Microsoft adds multi-model AI research system to M365 Copilot
Microsoft has introduced a new multi-model research capability in Microsoft 365 Copilot, combining multiple AI systems to generate, review, and refine complex research outputs in a single workflow.
Microsoft has rolled out new multi-model capabilities within its Microsoft 365 Copilot Researcher tool, introducing systems called Critique and Council that combine multiple AI models to improve the quality and reliability of research outputs.
The update, highlighted by Microsoft Chairman and CEO Satya Nadella in a LinkedIn post, positions multi-model collaboration as the next step in enterprise AI, moving beyond single-model generation toward structured evaluation and comparison.
Nadella said: “Introducing Critique, a new multi-model deep research system in M365 Copilot. You can use multiple models together to generate optimal responses and reports.”
Critique introduces a dual-model architecture, where one model is responsible for generating research outputs and a second model reviews and refines them. The system separates planning, retrieval, and drafting from evaluation, creating a feedback loop designed to improve accuracy, structure, and completeness.
The review process is based on a structured framework, with the second model assessing source reliability, report completeness, and whether claims are grounded in verifiable evidence. Rather than rewriting content, the reviewer model focuses on strengthening the output while maintaining the original intent.
Microsoft said this approach differs from standard workflows where a single model handles all stages of research, which can limit consistency and depth.
Benchmark results show measurable gains
Microsoft evaluated the system using the DRACO benchmark, which measures deep research performance across 100 complex tasks spanning ten domains, including technology, medicine, and law.

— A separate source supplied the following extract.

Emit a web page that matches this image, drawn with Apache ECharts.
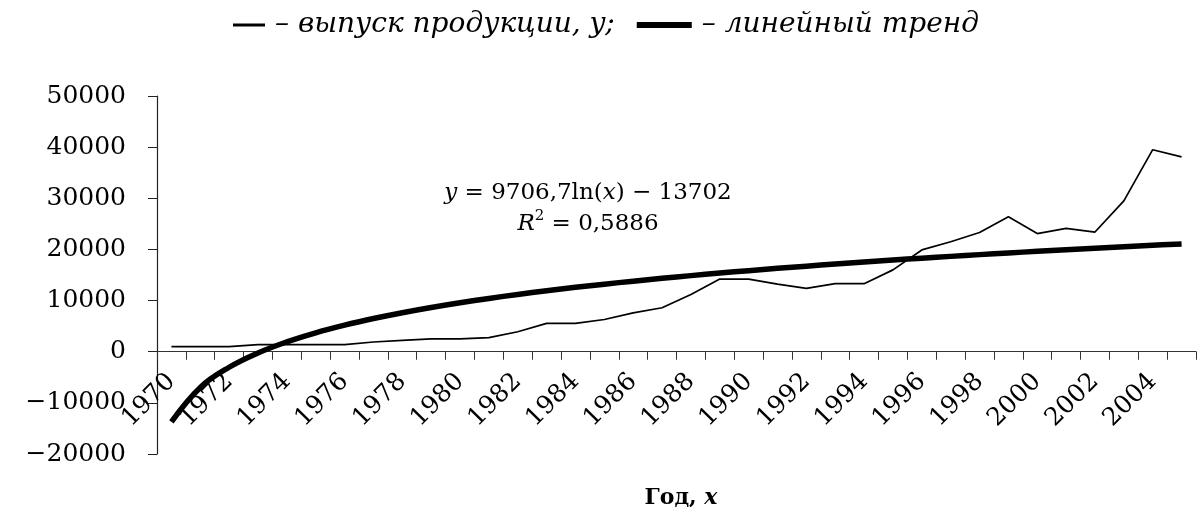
<!DOCTYPE html>
<html>
<head>
<meta charset="utf-8">
<script src="https://cdn.jsdelivr.net/npm/echarts@6/dist/echarts.min.js"></script>
<style>
  html, body { margin: 0; padding: 0; background: #fff; }
  #chart { width: 1203px; height: 515px; }
</style>
</head>
<body>
<div id="chart"></div>
<script>
// Years (category axis)
const years = ['1970', '1971', '1972', '1973', '1974', '1975', '1976', '1977', '1978', '1979',
  '1980', '1981', '1982', '1983', '1984', '1985', '1986', '1987', '1988', '1989',
  '1990', '1991', '1992', '1993', '1994', '1995', '1996', '1997', '1998', '1999',
  '2000', '2001', '2002', '2003', '2004', '2005'];

// Output of production, y
const output = [1000, 1000, 1000, 1400, 1400, 1400, 1400, 1900, 2200, 2500,
  2500, 2750, 3900, 5550, 5550, 6300, 7600, 8600, 11200, 14200,
  14200, 13200, 12400, 13300, 13300, 16000, 19900, 21500, 23300, 26400,
  23100, 24100, 23400, 29500, 39500, 38100];

// Logarithmic trend y = a·ln(x) − b, x = 1..n, and its R²
const trendA = 9706.7;
const trendB = 13702;
const trendR2 = 0.5886;

// Value axis range
const yMin = -20000;
const yMax = 50000;
const yStep = 10000;

const seriesNames = ['выпуск продукции, y;', 'линейный тренд'];

const trend = years.map((_, i) => trendA * Math.log(i + 1) - trendB);

const fmtComma = v => String(v).replace('.', ',');
const serif = 'DejaVu Serif';

// Plot area; the category axis is lifted from the bottom edge up to the zero level
const W = 1203, H = 515;
const gridBox = { left: 157, right: 7, top: 96, bottom: 61 };
const plotH = H - gridBox.top - gridBox.bottom;
const zeroLift = plotH * (0 - yMin) / (yMax - yMin);

const chart = echarts.init(document.getElementById('chart'), null, { renderer: 'canvas' });

chart.setOption({
  animation: false,
  backgroundColor: '#fff',
  grid: Object.assign({ containLabel: false, outerBoundsMode: 'none' }, gridBox),
  legend: {
    top: 6,
    left: 205,
    itemWidth: 55,
    itemHeight: 6,
    itemGap: 22,
    selectedMode: false,
    formatter: name => '– ' + name,
    textStyle: { fontFamily: serif, fontStyle: 'italic', fontSize: 28, color: '#000', padding: [0, 0, 0, 5] },
    data: [
      { name: seriesNames[0], icon: 'path://M0,0M55,6M23,1.5H55V4.5H23Z', itemStyle: { color: '#000', borderWidth: 0 } },
      { name: seriesNames[1], icon: 'path://M0,0H55V6H0Z', itemStyle: { color: '#000', borderWidth: 0 } }
    ]
  },
  xAxis: {
    type: 'category',
    data: years,
    boundaryGap: true,
    offset: -zeroLift,
    axisLine: { onZero: false, lineStyle: { color: '#333', width: 1.2 } },
    axisTick: { show: true, interval: 0, alignWithLabel: false, inside: false, length: 8, lineStyle: { color: '#333' } },
    axisLabel: {
      interval: 1,
      rotate: 45,
      margin: 26,
      fontFamily: serif,
      fontSize: 25,
      color: '#000'
    },
    splitLine: { show: false }
  },
  yAxis: {
    type: 'value',
    min: yMin,
    max: yMax,
    interval: yStep,
    axisLine: { show: true, onZero: false, lineStyle: { color: '#222', width: 1.2 } },
    axisTick: { show: true, length: 9, lineStyle: { color: '#222' } },
    axisLabel: {
      margin: 31,
      fontFamily: serif,
      fontSize: 25,
      color: '#000',
      formatter: v => String(v).replace('-', '−')
    },
    splitLine: { show: false }
  },
  series: [
    {
      name: seriesNames[0],
      type: 'line',
      data: output,
      showSymbol: false,
      symbol: 'none',
      lineStyle: { color: '#000', width: 1.7 },
      itemStyle: { color: '#000' },
      z: 3
    },
    {
      name: seriesNames[1],
      type: 'line',
      data: trend,
      showSymbol: false,
      symbol: 'none',
      smooth: 0.4,
      lineStyle: { color: '#000', width: 5.5 },
      itemStyle: { color: '#000' },
      z: 2
    }
  ],
  graphic: [
    {
      type: 'text',
      x: 588,
      y: 178,
      style: {
        text: '{i|y} = ' + fmtComma(trendA) + 'ln({i|x}) − ' + trendB + '\n{i|R}{sup|2} = ' + fmtComma(trendR2),
        textAlign: 'center',
        fontFamily: serif,
        fontSize: 23,
        fill: '#000',
        lineHeight: 31,
        rich: {
          i: { fontFamily: serif, fontStyle: 'italic', fontSize: 23, lineHeight: 31 },
          sup: { fontFamily: serif, fontSize: 15, verticalAlign: 'top', lineHeight: 31, padding: [0, 0, 10, 0] }
        }
      }
    },
    {
      type: 'text',
      x: 681,
      y: 487,
      style: {
        text: '{b|Год, }{bi|x}',
        textAlign: 'center',
        fill: '#000',
        rich: {
          b: { fontFamily: serif, fontWeight: 'bold', fontSize: 22 },
          bi: { fontFamily: serif, fontWeight: 'bold', fontStyle: 'italic', fontSize: 22 }
        }
      }
    }
  ]
});
</script>
</body>
</html>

Researcher with Critique recorded a +7.0 point improvement in overall performance, representing a 13.88 percent increase compared to the strongest system reported in the benchmark. Gains were recorded across all key areas, including factual accuracy, analytical depth, presentation quality, and citation quality.
The largest improvements were seen in breadth and depth of analysis, followed by presentation quality and factual accuracy. According to Microsoft, results were statistically significant across most domains, with eight out of ten showing measurable improvement.
The system also demonstrated stronger performance in identifying gaps in analysis, refining arguments, and improving the structure of final outputs, without increasing the volume of sources used.
Council introduces model comparison layer
Alongside Critique, Microsoft introduced Council, a parallel multi-model system designed to run different AI models side by side.
In this setup, separate models generate independent reports on the same task. A third model then evaluates the outputs, identifying where they agree, where they diverge, and what unique insights each contributes.
This comparison layer is designed to surface differences in interpretation, framing, and emphasis, giving users more visibility into how conclusions are formed.
Both Critique and Council are now available within Microsoft’s Frontier program, forming part of a broader push to embed advanced AI workflows directly into everyday work tools.
For enterprise users and EdTech providers, the shift toward multi-model systems signals a move toward more structured, auditable AI outputs, particularly in research-heavy tasks where accuracy, transparency, and evaluation are critical.